La ville de Pointe-Noire est sans conteste le poumon économique du Congo. Ses matières premières, son accès maritime sont des facteurs favorables à l’implantation des sociétés étrangères dans la pétrochimie. Malgré tout, le tissu industriel peine à s’étoffer ; ce qui provoque un déséquilibre et l’hypertrophie du secteur informel. Car cette industrie ne peut absorber, à elle seule, une main d’œuvre pléthorique. Dans ce contexte, la Chambre de Commerce et de l’Industrie joue un rôle primordial. Elle doit servir d’interface entre tous les acteurs économiques par des actions telles que : la recherche de synergie entre les grandes entreprises et les PME/PMI ; le soutien aux initiatives privées. En d’autres termes, sortir le plus grand nombre hors du secteur informel en mettant en place un « système complet d’accompagnement et de financement des entrepreneurs ». Outre l’accès bancaire, il s’agit également de la formalisation de leur comptabilité, le respect des réglementations, la formation des jeunes.

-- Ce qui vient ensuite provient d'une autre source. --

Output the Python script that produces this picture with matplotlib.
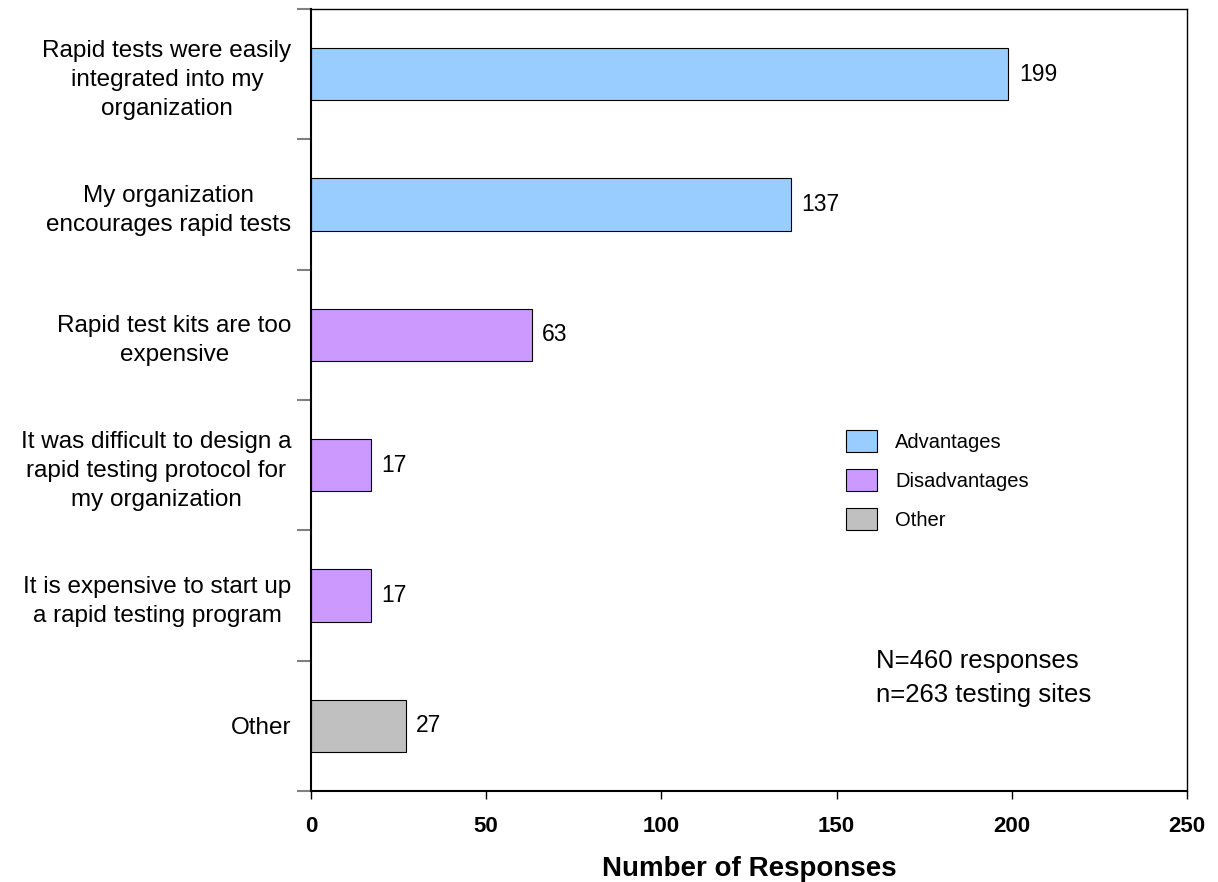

Et depuis 1999, un homme est à la tête de ce chantier colossal : Sylvestre Didier Mavuenzela qui fut élu et réélu sans discontinuer à la tête de cette Chambre de Commerce ponténégrine. Il milite pour une croissance inclusive qui tend à effacer la dualité africaine des taux de croissance élevés avec un niveau de pauvreté alarmant. Il n’a de cesse d’explorer toutes les pistes. Et parmi elles, le Green Business qui, dit-il, est « un accélérateur - avec l’engagement de chacun à prendre une initiative - pour contribuer au développement des entreprises qui pourront ainsi partager les fruits de la croissance ». Le FIGB est son bébé qu’il voit fièrement grandir ; « un rêve qui, depuis cinq ans, se transforme chaque jour un peu plus en réalité… bien qu’il reconnait que le rythme de transformation mérite d’être accéléré ».